## START GIVEN DATA

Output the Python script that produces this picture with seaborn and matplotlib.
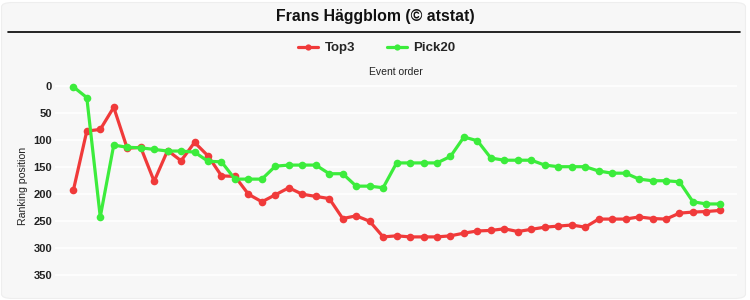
import numpy as np
import pandas as pd
import matplotlib
matplotlib.use("Agg")
import matplotlib.pyplot as plt
from matplotlib.patches import FancyBboxPatch
from matplotlib.lines import Line2D
import seaborn as sns

title = "Frans Häggblom (© atstat)"
series_names = ["Top3", "Pick20"]
top3 = [194, 84, 81, 40, 116, 114, 177, 120, 139, 105, 130, 167, 168, 201, 215, 202,
        189, 201, 205, 209, 246, 241, 251, 280, 278, 280, 280, 280, 278, 273, 269, 268,
        265, 270, 266, 262, 260, 258, 262, 247, 247, 247, 243, 246, 247, 236, 234, 233, 231]
pick20 = [2, 22, 243, 110, 114, 115, 118, 121, 121, 123, 140, 141, 173, 173, 173, 149,
          147, 147, 147, 163, 163, 186, 186, 189, 143, 143, 143, 143, 131, 95, 102, 134,
          138, 138, 138, 147, 150, 150, 150, 158, 162, 162, 173, 176, 176, 178, 215, 219, 219]
y_ticks = [0, 50, 100, 150, 200, 250, 300, 350]
colors = {"Top3": "#f03a3a", "Pick20": "#3cec3c"}

df = pd.DataFrame({
    "event": list(range(len(top3))) + list(range(len(pick20))),
    "rank": top3 + pick20,
    "series": ["Top3"] * len(top3) + ["Pick20"] * len(pick20),
})

sns.set_theme(style="white")
plt.rcParams["font.family"] = ["Liberation Sans", "DejaVu Sans"]

fig = plt.figure(figsize=(7.5, 3.0), dpi=100)
fig.patch.set_facecolor("white")
bg = FancyBboxPatch((1.5 / 750, 1.5 / 300), 744 / 750, 296 / 300,
                    boxstyle="round,pad=0,rounding_size=0.015",
                    transform=fig.transFigure, facecolor="#f7f7f7",
                    edgecolor="#eeeeee", linewidth=0.8, zorder=-10)
fig.patches.append(bg)

ax = fig.add_axes([55 / 750, 1 - 290.9 / 300, (737 - 55) / 750, (290.9 - 80.3) / 300])
ax.set_facecolor("#f7f7f7")
sns.lineplot(data=df, x="event", y="rank", hue="series", palette=colors,
             hue_order=series_names, marker="o", markersize=5.5, markeredgewidth=0,
             linewidth=2.3, ax=ax, legend=False, zorder=3)

ax.set_ylim(380, -10)
ax.set_xlim(-1.36, 49.27)
ax.set_yticks(y_ticks)
ax.set_yticklabels([str(v) for v in y_ticks], fontsize=8, fontweight="bold", color="#222222")
ax.set_xticks([])
ax.tick_params(axis="y", length=0, pad=2)
ax.grid(axis="y", color="white", linewidth=1.2, zorder=0)
ax.grid(axis="x", visible=False)
for s in ax.spines.values():
    s.set_visible(False)
ax.set_ylabel("Ranking position", fontsize=7.6, color="#222222", labelpad=4)
ax.xaxis.set_label_position("top")
ax.set_xlabel("Event order", fontsize=7.5, color="#222222", labelpad=4)

fig.text(375 / 750, 1 - 16 / 300, title, ha="center", va="center",
         fontsize=11.4, fontweight="bold", color="#111111")
fig.add_artist(Line2D([8 / 750, 740 / 750], [1 - 31.5 / 300, 1 - 31.5 / 300],
                      transform=fig.transFigure, color="black", linewidth=1.2))

handles = [Line2D([0], [0], color=colors[n], linewidth=2.3, marker="o",
                  markersize=4.5, markeredgewidth=0) for n in series_names]
fig.legend(handles, series_names, loc="center", bbox_to_anchor=(377 / 750, 1 - 48 / 300),
           ncol=2, frameon=False, handlelength=1.5, columnspacing=2.4, handletextpad=0.5,
           prop={"size": 9.5, "weight": "bold"})

fig.savefig("out.png", dpi=100, facecolor=fig.get_facecolor())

## END GIVEN DATA

YOUR INSTRUCTIONS:
In this exercise, set down all of the data exactly, without the pictures.

OUTPUT FOR THIS TASK:
Output the Python script that produces this picture with seaborn and matplotlib.
import numpy as np
import pandas as pd
import matplotlib
matplotlib.use("Agg")
import matplotlib.pyplot as plt
from matplotlib.patches import FancyBboxPatch
from matplotlib.lines import Line2D
import seaborn as sns

title = "Frans Häggblom (© atstat)"
series_names = ["Top3", "Pick20"]
top3 = [194, 84, 81, 40, 116, 114, 177, 120, 139, 105, 130, 167, 168, 201, 215, 202,
        189, 201, 205, 209, 246, 241, 251, 280, 278, 280, 280, 280, 278, 273, 269, 268,
        265, 270, 266, 262, 260, 258, 262, 247, 247, 247, 243, 246, 247, 236, 234, 233, 231]
pick20 = [2, 22, 243, 110, 114, 115, 118, 121, 121, 123, 140, 141, 173, 173, 173, 149,
          147, 147, 147, 163, 163, 186, 186, 189, 143, 143, 143, 143, 131, 95, 102, 134,
          138, 138, 138, 147, 150, 150, 150, 158, 162, 162, 173, 176, 176, 178, 215, 219, 219]
y_ticks = [0, 50, 100, 150, 200, 250, 300, 350]
colors = {"Top3": "#f03a3a", "Pick20": "#3cec3c"}

df = pd.DataFrame({
    "event": list(range(len(top3))) + list(range(len(pick20))),
    "rank": top3 + pick20,
    "series": ["Top3"] * len(top3) + ["Pick20"] * len(pick20),
})

sns.set_theme(style="white")
plt.rcParams["font.family"] = ["Liberation Sans", "DejaVu Sans"]

fig = plt.figure(figsize=(7.5, 3.0), dpi=100)
fig.patch.set_facecolor("white")
bg = FancyBboxPatch((1.5 / 750, 1.5 / 300), 744 / 750, 296 / 300,
                    boxstyle="round,pad=0,rounding_size=0.015",
                    transform=fig.transFigure, facecolor="#f7f7f7",
                    edgecolor="#eeeeee", linewidth=0.8, zorder=-10)
fig.patches.append(bg)

ax = fig.add_axes([55 / 750, 1 - 290.9 / 300, (737 - 55) / 750, (290.9 - 80.3) / 300])
ax.set_facecolor("#f7f7f7")
sns.lineplot(data=df, x="event", y="rank", hue="series", palette=colors,
             hue_order=series_names, marker="o", markersize=5.5, markeredgewidth=0,
             linewidth=2.3, ax=ax, legend=False, zorder=3)

ax.set_ylim(380, -10)
ax.set_xlim(-1.36, 49.27)
ax.set_yticks(y_ticks)
ax.set_yticklabels([str(v) for v in y_ticks], fontsize=8, fontweight="bold", color="#222222")
ax.set_xticks([])
ax.tick_params(axis="y", length=0, pad=2)
ax.grid(axis="y", color="white", linewidth=1.2, zorder=0)
ax.grid(axis="x", visible=False)
for s in ax.spines.values():
    s.set_visible(False)
ax.set_ylabel("Ranking position", fontsize=7.6, color="#222222", labelpad=4)
ax.xaxis.set_label_position("top")
ax.set_xlabel("Event order", fontsize=7.5, color="#222222", labelpad=4)

fig.text(375 / 750, 1 - 16 / 300, title, ha="center", va="center",
         fontsize=11.4, fontweight="bold", color="#111111")
fig.add_artist(Line2D([8 / 750, 740 / 750], [1 - 31.5 / 300, 1 - 31.5 / 300],
                      transform=fig.transFigure, color="black", linewidth=1.2))

handles = [Line2D([0], [0], color=colors[n], linewidth=2.3, marker="o",
                  markersize=4.5, markeredgewidth=0) for n in series_names]
fig.legend(handles, series_names, loc="center", bbox_to_anchor=(377 / 750, 1 - 48 / 300),
           ncol=2, frameon=False, handlelength=1.5, columnspacing=2.4, handletextpad=0.5,
           prop={"size": 9.5, "weight": "bold"})

fig.savefig("out.png", dpi=100, facecolor=fig.get_facecolor())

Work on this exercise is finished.